Wiener-Khinchin theorem for Fourier-Laplace transformation; new derivation, and application to molecular simulations

The Wiener-Khinchin theorem for Fourier-Laplace transformation (WKT-FLT) provides a general purpose method to calculate numerically the one-sided Fourier transformation of an arbitrary autocorrelation function (ACF) from molecular simulations. However, the existing derivation of the WKT-FLT equation includes some ambiguities. Moreover, the equation obtained always yields 2 artifacts in the data computed. In this work, we present a new derivation that eliminates these ambiguities and artifacts.

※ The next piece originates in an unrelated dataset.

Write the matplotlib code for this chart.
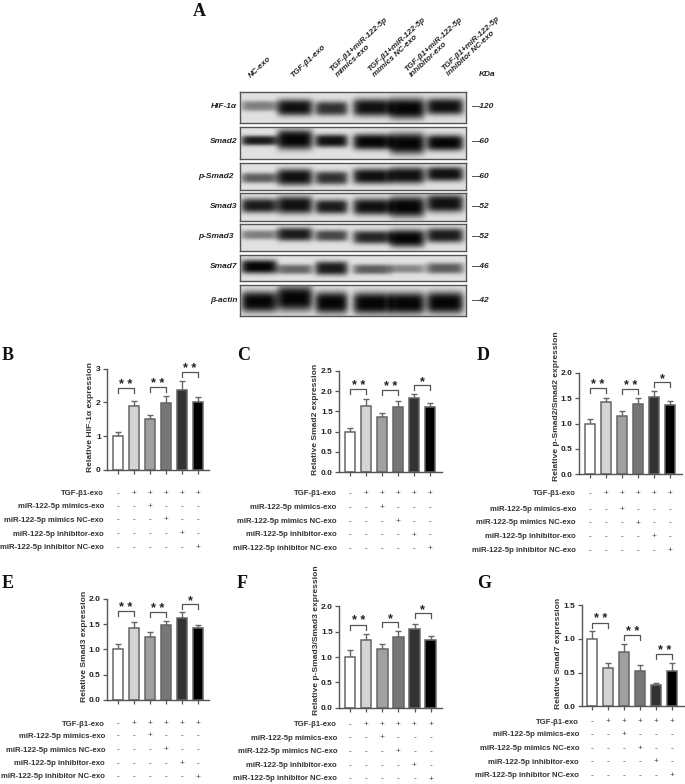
import numpy as np
import matplotlib
matplotlib.use('Agg')
import matplotlib.pyplot as plt
from matplotlib import transforms

plt.rcParams['font.family'] = ['Liberation Sans', 'DejaVu Sans']

W, H = 685, 784

# --- western blot: band centre (fraction of box), darkness, half thickness (px)
blot_rows = ['HIF-1α', 'Smad2', 'p-Smad2', 'Smad3', 'p-Smad3', 'Smad7', 'β-actin']
blot_kda = ['120', '60', '60', '52', '52', '46', '42']
blot_cols = ['NC-exo', 'TGF-β1-exo', 'TGF-β1+miR-122-5p\nmimics-exo',
             'TGF-β1+miR-122-5p\nmimics NC-exo', 'TGF-β1+miR-122-5p\ninhibitor-exo',
             'TGF-β1+miR-122-5p\ninhibitor NC-exo']
band_pos = [[.45, .50, .53, .50, .53, .47],
            [.44, .41, .45, .48, .53, .51],
            [.57, .54, .57, .51, .48, .43],
            [.45, .43, .49, .49, .49, .37],
            [.40, .38, .43, .49, .53, .42],
            [.45, .55, .51, .55, .53, .51],
            [.54, .43, .57, .59, .59, .57]]
band_dark = [[.45, .95, .80, .95, 1.0, .95],
             [.90, 1.0, .95, 1.0, 1.0, 1.0],
             [.60, .95, .80, .95, .95, .95],
             [.90, .95, .90, .95, 1.0, .95],
             [.45, .90, .70, .85, 1.0, .90],
             [1.0, .55, .90, .60, .40, .60],
             [1.0, 1.0, 1.0, 1.0, 1.0, 1.0]]
band_thick = [[5.0, 8.0, 7.0, 8.5, 10.0, 8.0],
              [5.0, 10.0, 6.5, 8.0, 10.5, 8.0],
              [5.0, 8.0, 6.5, 7.5, 8.0, 7.0],
              [7.0, 8.5, 7.0, 8.0, 10.0, 8.5],
              [4.5, 6.5, 5.5, 6.5, 8.5, 7.0],
              [7.0, 5.0, 7.0, 5.0, 4.5, 5.5],
              [10.5, 12.5, 11.0, 11.0, 11.0, 11.0]]
lane_x = [.085, .243, .405, .585, .74, .907]
lane_w = [.08, .08, .073, .086, .078, .083]

# --- bar panels
groups = ['NC', 'TGF', 'mimics', 'mimics NC', 'inhibitor', 'inhibitor NC']
bar_colors = ['white', '#d4d4d4', '#a0a0a0', '#777777', '#333333', '#000000']
row_labels = ['TGF-β1-exo', 'miR-122-5p mimics-exo', 'miR-122-5p mimics NC-exo',
              'miR-122-5p inhibitor-exo', 'miR-122-5p inhibitor NC-exo']
signs = [['-', '+', '+', '+', '+', '+'],
         ['-', '-', '+', '-', '-', '-'],
         ['-', '-', '-', '+', '-', '-'],
         ['-', '-', '-', '-', '+', '-'],
         ['-', '-', '-', '-', '-', '+']]

hif_vals = [1.0, 1.9, 1.5, 1.97, 2.37, 2.0]
hif_tops = [1.125, 2.05, 1.63, 2.18, 2.63, 2.17]
smad2_vals = [1.0, 1.62, 1.36, 1.6, 1.82, 1.6]
smad2_tops = [1.08, 1.795, 1.45, 1.746, 1.92, 1.70]
psmad2_vals = [1.0, 1.42, 1.15, 1.39, 1.53, 1.37]
psmad2_tops = [1.08, 1.51, 1.24, 1.51, 1.63, 1.44]
smad3_vals = [1.0, 1.43, 1.25, 1.48, 1.61, 1.43]
smad3_tops = [1.11, 1.54, 1.35, 1.55, 1.73, 1.49]
psmad3_vals = [1.0, 1.33, 1.16, 1.39, 1.56, 1.34]
psmad3_tops = [1.13, 1.45, 1.25, 1.52, 1.66, 1.41]
smad7_vals = [1.0, .57, .81, .53, .31, .53]
smad7_tops = [1.115, .645, .92, .605, .34, .636]

panels = [
    dict(letter='B', ylabel='Relative HIF-1α expression', vals=hif_vals, tops=hif_tops,
         ymax=3, ticks=[0, 1, 2, 3], fmt='%d', brk=[2.42, 2.46, 2.91], stars=['**', '**', '**'],
         box=(107.3, 368.7, 209, 470), c0=118, sp=16, lab=(91, 471.7), letter_xy=(1.5, 355.5),
         right=104, rows=[493.3, 506.7, 520, 534, 547.3]),
    dict(letter='C', ylabel='Relative Smad2 expression', vals=smad2_vals, tops=smad2_tops,
         ymax=2.5, ticks=[0, .5, 1, 1.5, 2, 2.5], fmt='%.1f', brk=[2.04, 2.02, 2.15], stars=['**', '**', '*'],
         box=(339.3, 370.7, 442, 472.3), c0=350.3, sp=16, lab=(315.7, 474.7), letter_xy=(237, 355.5),
         right=336.7, rows=[494, 507.7, 521.3, 535, 548.7]),
    dict(letter='D', ylabel='Relative p-Smad2/Smad2 expression', vals=psmad2_vals, tops=psmad2_tops,
         ymax=2, ticks=[0, .5, 1, 1.5, 2], fmt='%.1f', brk=[1.69, 1.67, 1.81], stars=['**', '**', '*'],
         box=(579, 372.7, 681.7, 474.3), c0=590, sp=16.05, lab=(556, 480.7), letter_xy=(477, 355.5),
         right=576, rows=[493.7, 509.7, 523, 536.7, 550.3]),
    dict(letter='E', ylabel='Relative Smad3 expression', vals=smad3_vals, tops=smad3_tops,
         ymax=2, ticks=[0, .5, 1, 1.5, 2], fmt='%.1f', brk=[1.75, 1.73, 1.89], stars=['**', '**', '*'],
         box=(106.7, 598.7, 209, 700), c0=118, sp=16, lab=(84, 702.3), letter_xy=(1.5, 583),
         right=105, rows=[724, 736, 750, 763.7, 777]),
    dict(letter='F', ylabel='Relative p-Smad3/Smad3 expression', vals=psmad3_vals, tops=psmad3_tops,
         ymax=2, ticks=[0, .5, 1, 1.5, 2], fmt='%.1f', brk=[1.64, 1.69, 1.86], stars=['**', '*', '*'],
         box=(339.3, 606.3, 442, 707.7), c0=350.3, sp=16.05, lab=(316.7, 715), letter_xy=(237, 583),
         right=337, rows=[724.7, 738, 751.7, 765.3, 779]),
    dict(letter='G', ylabel='Relative Smad7 expression', vals=smad7_vals, tops=smad7_tops,
         ymax=1.5, ticks=[0, .5, 1, 1.5], fmt='%.1f', brk=[1.24, 1.05, .77], stars=['**', '**', '**'],
         box=(581.7, 605, 683.7, 706.3), c0=592.3, sp=16, lab=(558, 709.3), letter_xy=(477, 583),
         right=579, rows=[722, 734.7, 748.3, 762, 775.3]),
]

# pixel layout of the blot
blot_boxes = [(92.3, 122.7), (126.7, 159.3), (162.7, 190), (193.3, 220.7),
              (224.3, 250.7), (255, 281), (285, 316)]
row_label_right = [237.3, 237.3, 233.3, 237.3, 233.3, 237.3, 237.3]
row_label_y = [106.7, 141.7, 176, 206, 236.7, 267, 300]
col_label_xy = [(250, 76.7), (291.7, 76.7), (334, 72.7), (371.5, 72.7), (408.5, 72.7), (445.7, 72.4)]

fig = plt.figure(figsize=(W / 100, H / 100), dpi=100, facecolor='white')


def px_axes(left, top, right, bottom):
    return fig.add_axes([left / W, 1 - bottom / H, (right - left) / W, (bottom - top) / H])


def fig_text(x, y, s, **kw):
    fig.text(x / W, 1 - y / H, s, **kw)


def draw_blot(i):
    top, bottom = blot_boxes[i]
    ax = px_axes(240, top, 466, bottom)
    nx, ny = 226, int(round(bottom - top))
    xx, yy = np.meshgrid((np.arange(nx) + .5) / nx, np.arange(ny) + .5)
    dark = np.zeros((ny, nx))
    for j in range(6):
        cy = band_pos[i][j] * ny
        dx = (xx - lane_x[j]) / lane_w[j]
        dy = (yy - cy) / band_thick[i][j]
        dark += band_dark[i][j] * np.exp(-dx ** 6 - np.abs(dy) ** 3)
    img = 0.88 - 0.86 * np.clip(dark, 0, 1)
    ax.imshow(img, cmap='gray', vmin=0, vmax=1, aspect='auto', interpolation='bilinear')
    ax.set_xticks([])
    ax.set_yticks([])
    for s in ax.spines.values():
        s.set_color('#555555')
        s.set_linewidth(1.0)
    fig_text(row_label_right[i], row_label_y[i], blot_rows[i], ha='right', va='center',
             fontsize=6, style='italic', weight='bold', color='#222222')
    fig_text(471.5, row_label_y[i], '—' + blot_kda[i], ha='left', va='center',
             fontsize=6, style='italic', weight='bold', color='#222222')


def draw_panel(p):
    ax = px_axes(*p['box'])
    left, top, right, bottom = p['box']
    x = np.arange(6)
    vals = np.array(p['vals'])
    err = np.array(p['tops']) - vals
    ax.bar(x, vals, width=0.64, color=bar_colors, edgecolor='#666666', linewidth=1.1, zorder=2)
    ax.errorbar(x, vals, yerr=[np.zeros(6), err], fmt='none', ecolor='#666666',
                elinewidth=1.0, capsize=2.1, capthick=1.0, zorder=1)
    ax.set_xlim((left - p['c0']) / p['sp'], (right - p['c0']) / p['sp'])
    ax.set_ylim(0, p['ymax'])
    ax.set_xticks(x)
    ax.set_xticklabels([])
    ax.set_yticks(p['ticks'])
    ax.set_yticklabels([p['fmt'] % t for t in p['ticks']], fontsize=6, weight='bold', color='#222222')
    ax.tick_params(axis='both', length=3.2, width=0.9, color='#555555', pad=1.5)
    for s in ['top', 'right']:
        ax.spines[s].set_visible(False)
    for s in ['left', 'bottom']:
        ax.spines[s].set_color('#555555')
        ax.spines[s].set_linewidth(1.0)
    ax.patch.set_alpha(0)

    # significance brackets, drop of 5 px converted to data units
    drop = 5 * p['ymax'] / (bottom - top)
    for k, (b, st) in enumerate(zip(p['brk'], p['stars'])):
        x0, x1 = 2 * k, 2 * k + 1
        ax.plot([x0, x0, x1, x1], [b - drop, b, b, b - drop], color='#555555', lw=0.9,
                clip_on=False, zorder=3)
        ax.annotate(st.replace('**', '* *'), xy=(k * 2 + .5, b), xytext=(0, -2),
                    textcoords='offset points', ha='center', va='bottom',
                    fontsize=9, weight='bold', color='#222222', annotation_clip=False)

    fig_text(p['lab'][0], p['lab'][1], p['ylabel'], rotation=90, ha='center', va='bottom',
             fontsize=6.1, weight='bold', color='#333333')
    fig_text(p['letter_xy'][0], p['letter_xy'][1], p['letter'], ha='left', va='center',
             fontsize=13, weight='bold', family='Liberation Serif', color='#111111')

    trans = transforms.blended_transform_factory(ax.transData, fig.transFigure)
    for r, lab in enumerate(row_labels):
        y = p['rows'][r]
        fig_text(p['right'], y, lab, ha='right', va='center', fontsize=5.6, weight='bold', color='#333333')
        for c in range(6):
            ax.text(c, 1 - y / H, signs[r][c], transform=trans, ha='center', va='center',
                    fontsize=6, color='#444444', clip_on=False)


for i in range(len(blot_rows)):
    draw_blot(i)

for (x, y), lab in zip(col_label_xy, blot_cols):
    fig.text(x / W, 1 - y / H, lab, rotation=43, rotation_mode='anchor', ha='left', va='center',
             multialignment='left', fontsize=5.8, style='italic', weight='bold',
             color='#222222', linespacing=1.1)

fig_text(479, 74, 'KDa', ha='left', va='center', fontsize=6, style='italic', weight='bold', color='#222222')
fig_text(192.5, 12, 'A', ha='left', va='center', fontsize=13, weight='bold',
         family='Liberation Serif', color='#111111')

for p in panels:
    draw_panel(p)

fig.savefig('out.png', dpi=100, facecolor='white')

We define an ACF as a natural extension of the known ACF, and write its Fourier-Laplace transformation as the Fourier transformation of the product of the Heaviside unit step function and the ACF. As the result, we successfully obtain an equation for the WKT-FLT. Then, we discretized the WKT-FLT equation to compute the frequency-domain correlation function (FDCF) from numerical simulations. It is found that a correction term is needed in order to avoid over-counting and to satisfy the sum rule. With the correction term, an artifact previously observed in the real part of the FDCF disappears. On the other hand, another artifact still remains in the imaginary part of the FDCF. We will discuss the cause of this artifact.